The 2014 NHL entry draft will be held on June 27–28, 2014 at the Wells Fargo Center in Philadelphia, Pennsylvania.

| Round | # | Player | Pos | Nationality | College/Junior/Club team (League) |
|---|---|---|---|---|---|
| 1 | 11 | Kevin Fiala | LW | Switzerland | HV71 (Sweden-Jr.) |
| 2 | 42 | Vladislav Kamenev | LW | Russia | Metallurg Magnitogorsk (KHL) |
| 2 | 51^{[a]} | Jack Dougherty | D | United States | U.S. NTDP (USHL) |
| 3 | 62^{[b]} | Justin Kirkland | LW | Canada | Kelowna Rockets (WHL) |
| 4 | 112^{[c]} | Viktor Arvidsson | LW | Sweden | Skellefteå AIK (SHL) |
| 5 | 132 | Joonas Lyytinen | D | Finland | KalPa (Finland) |
| 6 | 162 | Aaron Irving | D | Canada | Edmonton Oil Kings (WHL) |

===Draft notes===

- The San Jose Sharks' second-round pick went to the Nashville Predators as the result of a trade on June 28, 2014 that sent Detroit's second-round pick in 2014 (46th overall) to San Jose in exchange for a fourth-round pick in 2015 and this pick.

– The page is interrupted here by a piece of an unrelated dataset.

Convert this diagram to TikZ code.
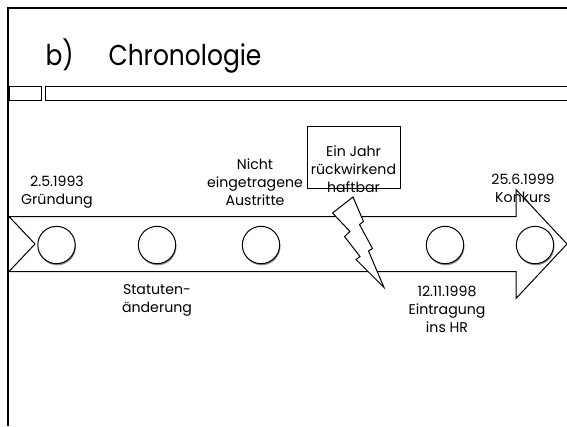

- The Florida Panthers' third-round pick (previously acquired by San Jose) went to the Nashville Predators as the result of a trade on June 28, 2014 that sent a third and fourth-round pick (72nd and 102nd overall) both in 2014 to San Jose in exchange for this pick.

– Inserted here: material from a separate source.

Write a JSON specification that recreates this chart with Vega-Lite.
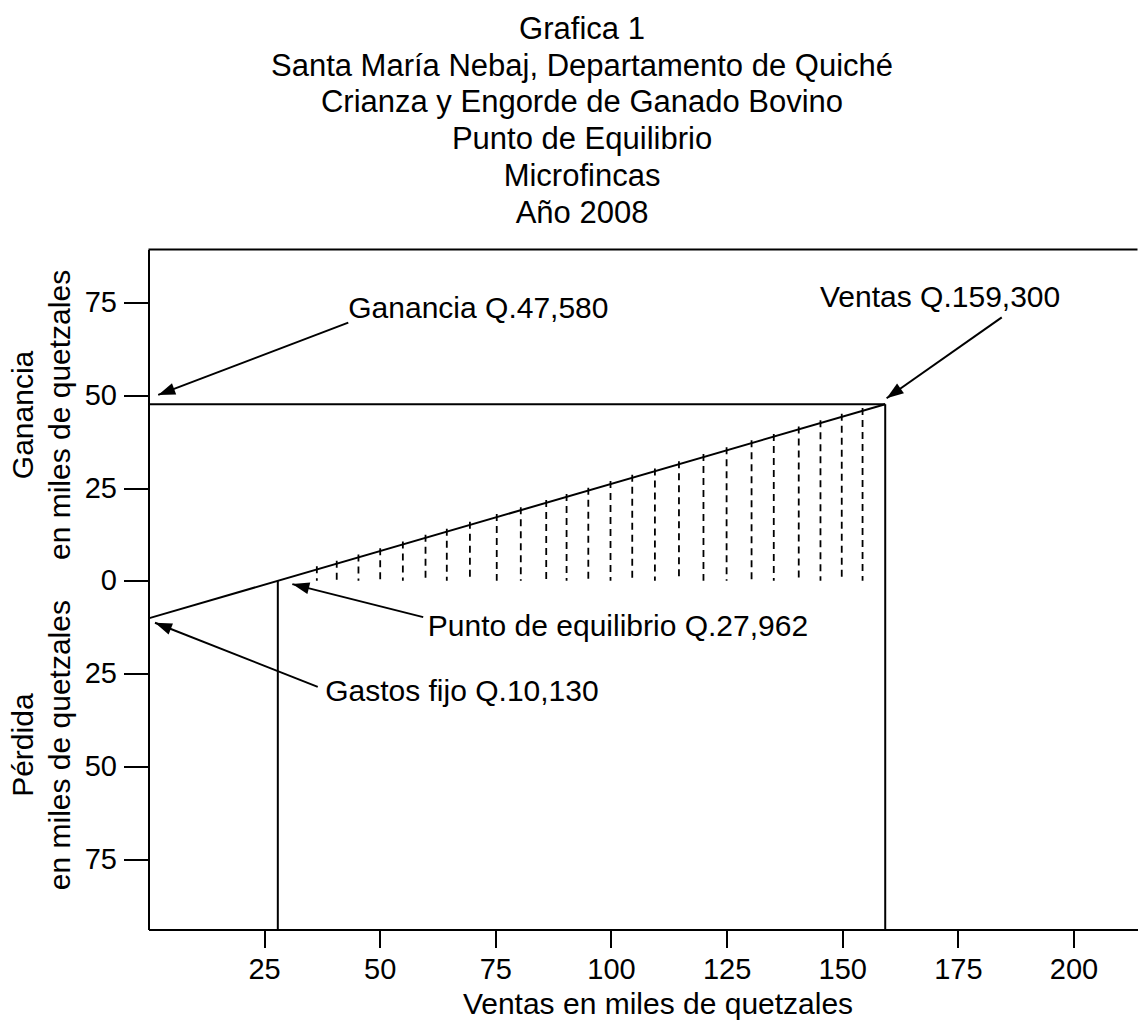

- The Nashville Predators third-round pick went to the San Jose Sharks as the result of a trade on June 28, 2014 that sent Florida's third-round pick in 2014 (62nd overall) to Nashville in exchange for a fourth-round pick in 2014 (102nd overall) and this pick.
- The Nashville Predators fourth-round pick went to the San Jose Sharks as the result of a trade on June 28, 2014 that sent Florida's third-round pick in 2014 (62nd overall) to Nashville in exchange for a third-round pick in 2014 (72nd overall) and this pick.
- The St. Louis Blues' fourth-round pick went to the Nashville Predators as the result of a trade on June 30, 2013 that sent a fourth-round pick in 2013 to St. Louis in exchange for a seventh-round pick in 2013 and this pick.
- The Nashville Predators' seventh-round pick went to the Washington Capitals as a result of a trade on April 19, 2014 that sent Jaynen Rissling to Nashville in exchange for this pick.